Is the smaller dog growling/snapping at the pup? If the Yorkie isn't putting manners on the pup, it will probably fall to you. I'd have the puppy wear a short leash in the house (under supervision!!) and decide on a cue word or phrase, like "too rough!" ... when the puppy is too rough with the smaller dog, say "too rough!" and pick up the leash and end the play for a short period. Then say "ok, go play!"

Aren't poodles great? Do you have pics yet?


----------



## Teffy (Jul 4, 2010)

I've been wondering myself how I'm gonna juggle the same thing with two submissive minis and an upcoming spoo puppy. 

I can only guess the same way I taught my girl to not chase the cats (also gentle, never swatted or hissed), tether tether tether, exercise (physical and mental) and alternative/acceptable 'toys'...lots of them.

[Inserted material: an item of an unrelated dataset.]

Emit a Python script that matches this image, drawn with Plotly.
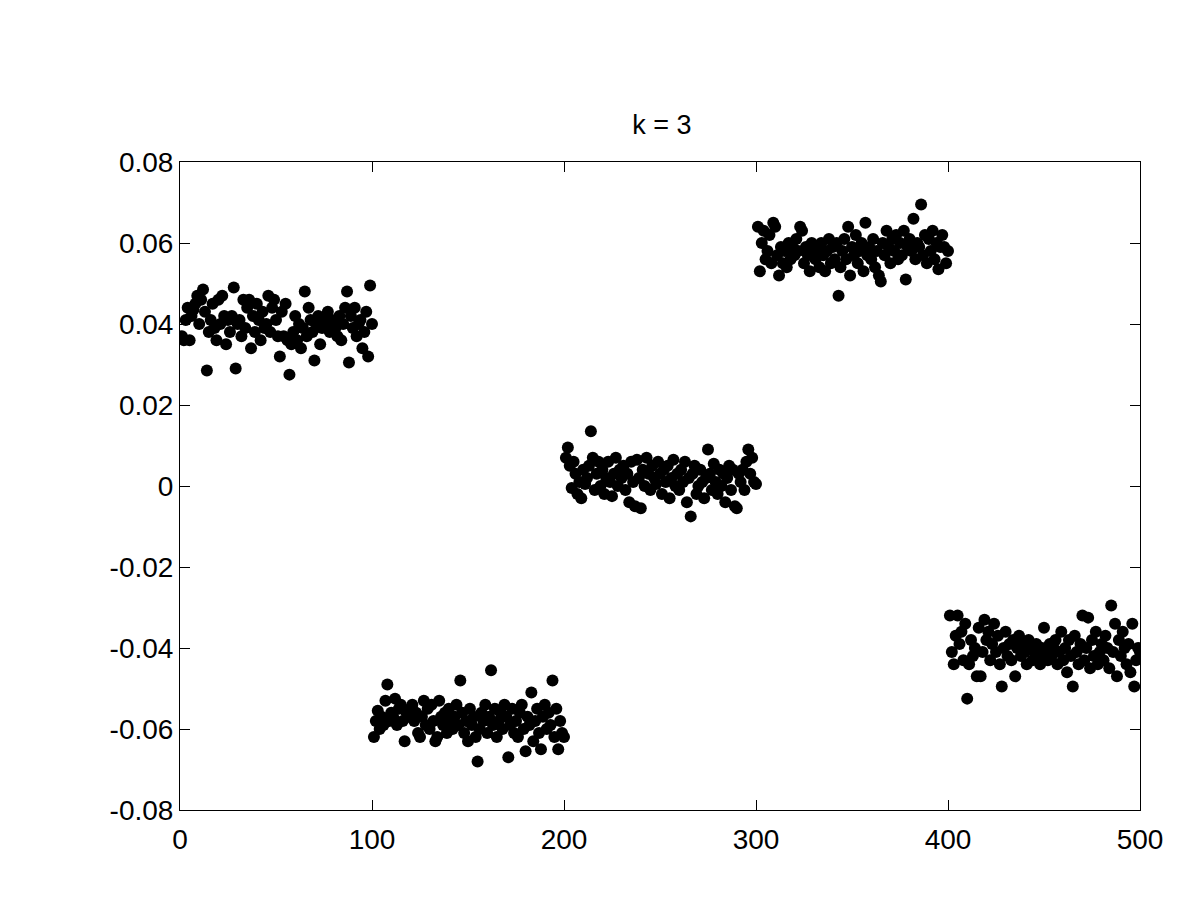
import numpy as np
import plotly.graph_objects as go

# y values, 100 samples per group (x = 1..500)
group1 = [0.037, 0.036, 0.041, 0.044, 0.036, 0.042, 0.0435, 0.045, 0.047, 0.040,
          0.046, 0.0485, 0.043, 0.0285, 0.038, 0.041, 0.045, 0.039, 0.036, 0.046,
          0.040, 0.047, 0.042, 0.035, 0.041, 0.038, 0.042, 0.049, 0.029, 0.040,
          0.041, 0.037, 0.046, 0.039, 0.044, 0.046, 0.034, 0.042, 0.038, 0.045,
          0.041, 0.036, 0.043, 0.039, 0.040, 0.047, 0.038, 0.044, 0.046, 0.041,
          0.037, 0.032, 0.043, 0.037, 0.045, 0.036, 0.0275, 0.035, 0.038, 0.042,
          0.036, 0.040, 0.034, 0.039, 0.048, 0.037, 0.044, 0.041, 0.038, 0.031,
          0.040, 0.042, 0.035, 0.039, 0.041, 0.040, 0.043, 0.038, 0.041, 0.040,
          0.039, 0.037, 0.042, 0.036, 0.040, 0.044, 0.048, 0.0305, 0.042, 0.039,
          0.044, 0.037, 0.040, 0.041, 0.034, 0.038, 0.043, 0.032, 0.0495, 0.040]

group2 = [-0.062, -0.058, -0.0555, -0.060, -0.057, -0.059, -0.053, -0.049, -0.058, -0.056,
          -0.057, -0.0525, -0.059, -0.055, -0.054, -0.058, -0.063, -0.056, -0.057, -0.055,
          -0.054, -0.058, -0.056, -0.061, -0.062, -0.057, -0.053, -0.059, -0.055, -0.060,
          -0.054, -0.058, -0.063, -0.062, -0.053, -0.057, -0.059, -0.056, -0.061, -0.055,
          -0.058, -0.060, -0.057, -0.054, -0.059, -0.048, -0.056, -0.061, -0.058, -0.063,
          -0.055, -0.059, -0.057, -0.062, -0.068, -0.060, -0.056, -0.058, -0.054, -0.061,
          -0.057, -0.0455, -0.059, -0.055, -0.062, -0.058, -0.056, -0.060, -0.054, -0.057,
          -0.067, -0.059, -0.055, -0.061, -0.058, -0.062, -0.056, -0.054, -0.060, -0.0655,
          -0.057, -0.059, -0.051, -0.063, -0.058, -0.055, -0.061, -0.065, -0.057, -0.054,
          -0.060, -0.056, -0.059, -0.048, -0.062, -0.055, -0.065, -0.058, -0.061, -0.062]

group3 = [0.007, 0.0095, 0.005, -0.0005, 0.006, 0.003, -0.002, 0.001, -0.003, 0.004,
          0.0005, 0.002, 0.005, 0.0135, 0.007, -0.001, 0.003, 0.006, 0.000, 0.004,
          -0.002, 0.002, 0.006, 0.001, -0.0025, 0.003, 0.007, 0.000, 0.004, 0.002,
          0.005, -0.001, 0.003, -0.004, 0.006, 0.001, -0.005, 0.0065, 0.002, -0.0055,
          0.004, 0.000, 0.007, 0.003, -0.001, 0.005, 0.002, 0.0005, 0.006, 0.003,
          -0.002, 0.004, 0.001, 0.005, -0.003, 0.002, 0.0065, 0.000, 0.003, -0.001,
          0.004, 0.001, 0.006, -0.004, 0.002, -0.0075, 0.003, 0.005, -0.002, 0.000,
          0.004, 0.001, -0.003, 0.002, 0.009, 0.003, -0.001, 0.0055, 0.001, -0.002,
          0.004, 0.000, 0.003, -0.004, 0.002, 0.005, -0.001, 0.004, -0.005, -0.0055,
          0.003, 0.001, 0.004, -0.001, 0.006, 0.009, 0.003, 0.007, 0.001, 0.0005]

group4 = [0.064, 0.053, 0.060, 0.063, 0.056, 0.058, 0.062, 0.055, 0.065, 0.064,
          0.057, 0.052, 0.059, 0.055, 0.058, 0.054, 0.060, 0.056, 0.059, 0.057,
          0.061, 0.058, 0.064, 0.063, 0.055, 0.059, 0.057, 0.053, 0.060, 0.058,
          0.056, 0.059, 0.054, 0.060, 0.057, 0.053, 0.058, 0.061, 0.055, 0.059,
          0.056, 0.060, 0.047, 0.054, 0.058, 0.061, 0.056, 0.064, 0.052, 0.059,
          0.057, 0.062, 0.055, 0.058, 0.060, 0.053, 0.065, 0.057, 0.059, 0.056,
          0.061, 0.054, 0.058, 0.052, 0.0505, 0.060, 0.057, 0.063, 0.059, 0.055,
          0.061, 0.058, 0.062, 0.056, 0.060, 0.057, 0.063, 0.051, 0.059, 0.061,
          0.058, 0.066, 0.056, 0.060, 0.059, 0.0695, 0.057, 0.062, 0.055, 0.061,
          0.058, 0.063, 0.056, 0.060, 0.0535, 0.059, 0.062, 0.059, 0.055, 0.058]

group5 = [-0.032, -0.041, -0.044, -0.037, -0.032, -0.039, -0.036, -0.043, -0.034, -0.0525,
          -0.044, -0.038, -0.042, -0.040, -0.047, -0.035, -0.047, -0.041, -0.033, -0.038,
          -0.036, -0.043, -0.039, -0.034, -0.041, -0.037, -0.044, -0.0495, -0.040, -0.036,
          -0.042, -0.039, -0.043, -0.038, -0.047, -0.040, -0.037, -0.042, -0.039, -0.041,
          -0.044, -0.038, -0.040, -0.043, -0.041, -0.039, -0.042, -0.044, -0.040, -0.035,
          -0.041, -0.043, -0.039, -0.042, -0.040, -0.038, -0.044, -0.041, -0.036, -0.043,
          -0.040, -0.046, -0.038, -0.042, -0.0495, -0.037, -0.041, -0.044, -0.039, -0.032,
          -0.043, -0.040, -0.0325, -0.045, -0.038, -0.042, -0.036, -0.044, -0.041, -0.039,
          -0.043, -0.037, -0.040, -0.045, -0.0295, -0.041, -0.034, -0.047, -0.038, -0.042,
          -0.036, -0.040, -0.044, -0.039, -0.046, -0.034, -0.0495, -0.043, -0.040, -0.041]

x_ticks = [0, 100, 200, 300, 400, 500]
y_ticks = [-0.08, -0.06, -0.04, -0.02, 0, 0.02, 0.04, 0.06, 0.08]
y_labels = ["-0.08", "-0.06", "-0.04", "-0.02", "0", "0.02", "0.04", "0.06", "0.08"]

y = group1 + group2 + group3 + group4 + group5
x = np.arange(1, len(y) + 1)

fig = go.Figure()
fig.add_trace(go.Scatter(
    x=x, y=y, mode="markers",
    marker=dict(color="black", size=12, line=dict(width=0)),
    showlegend=False,
))

axis_style = dict(
    showgrid=False, zeroline=False,
    showline=True, linecolor="black", linewidth=1, mirror="ticks",
    ticks="inside", ticklen=10, tickcolor="black",
    tickfont=dict(family="Liberation Sans, Arial, sans-serif", size=28, color="black"),
)

fig.update_xaxes(range=[0, 500], tickvals=x_ticks, ticklabelstandoff=4, **axis_style)
fig.update_yaxes(range=[-0.08, 0.08], tickvals=y_ticks, ticktext=y_labels, **axis_style)

# page body adds ~8px, so the margins are shifted to land the frame at 180..1140 x 162..810
fig.update_layout(
    width=1200, height=900,
    margin=dict(l=172, r=68, t=154, b=98),
    paper_bgcolor="white", plot_bgcolor="white",
    title=dict(text="k = 3", x=0.545, xanchor="center", y=0.87, yanchor="middle",
               font=dict(family="Liberation Sans, Arial, sans-serif", size=27, color="black")),
)

fig.write_html("out.html")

However, the size difference isn't that big and cats are far more agile and quick. A spoo and a yorkie...wow. Tether, close supervision and crat when you can't.

Pictures please! Would love to see their size difference, must be sooo cute.


----------



## Purley (May 21, 2010)

I had the same problem with my Mini, who weighs about 12 lbs and my son's Goldendoodle, who weighs about 65 lbs. The trouble is - they don't know they are different. Lucy thinks she is 65 lbs like Cooper. I just supervised them in the house for a few months. Cooper is a bit of a maniac still and I didn't want him knocking her off the deck. I have only let them play together outside for a month or so. They have mostly been fine. They got into a few "fights" over a ball, but I just yelled at Cooper and he calmed down. It might have been Lucy's fault, but as you say, a big dog can hurt a little dog by accident - so it was Cooper who got yelled at. 

If I had to do it again, I would do it gradually and make sure they are fine in the house before you let them outside. Dogs are always more energetic outside.


----------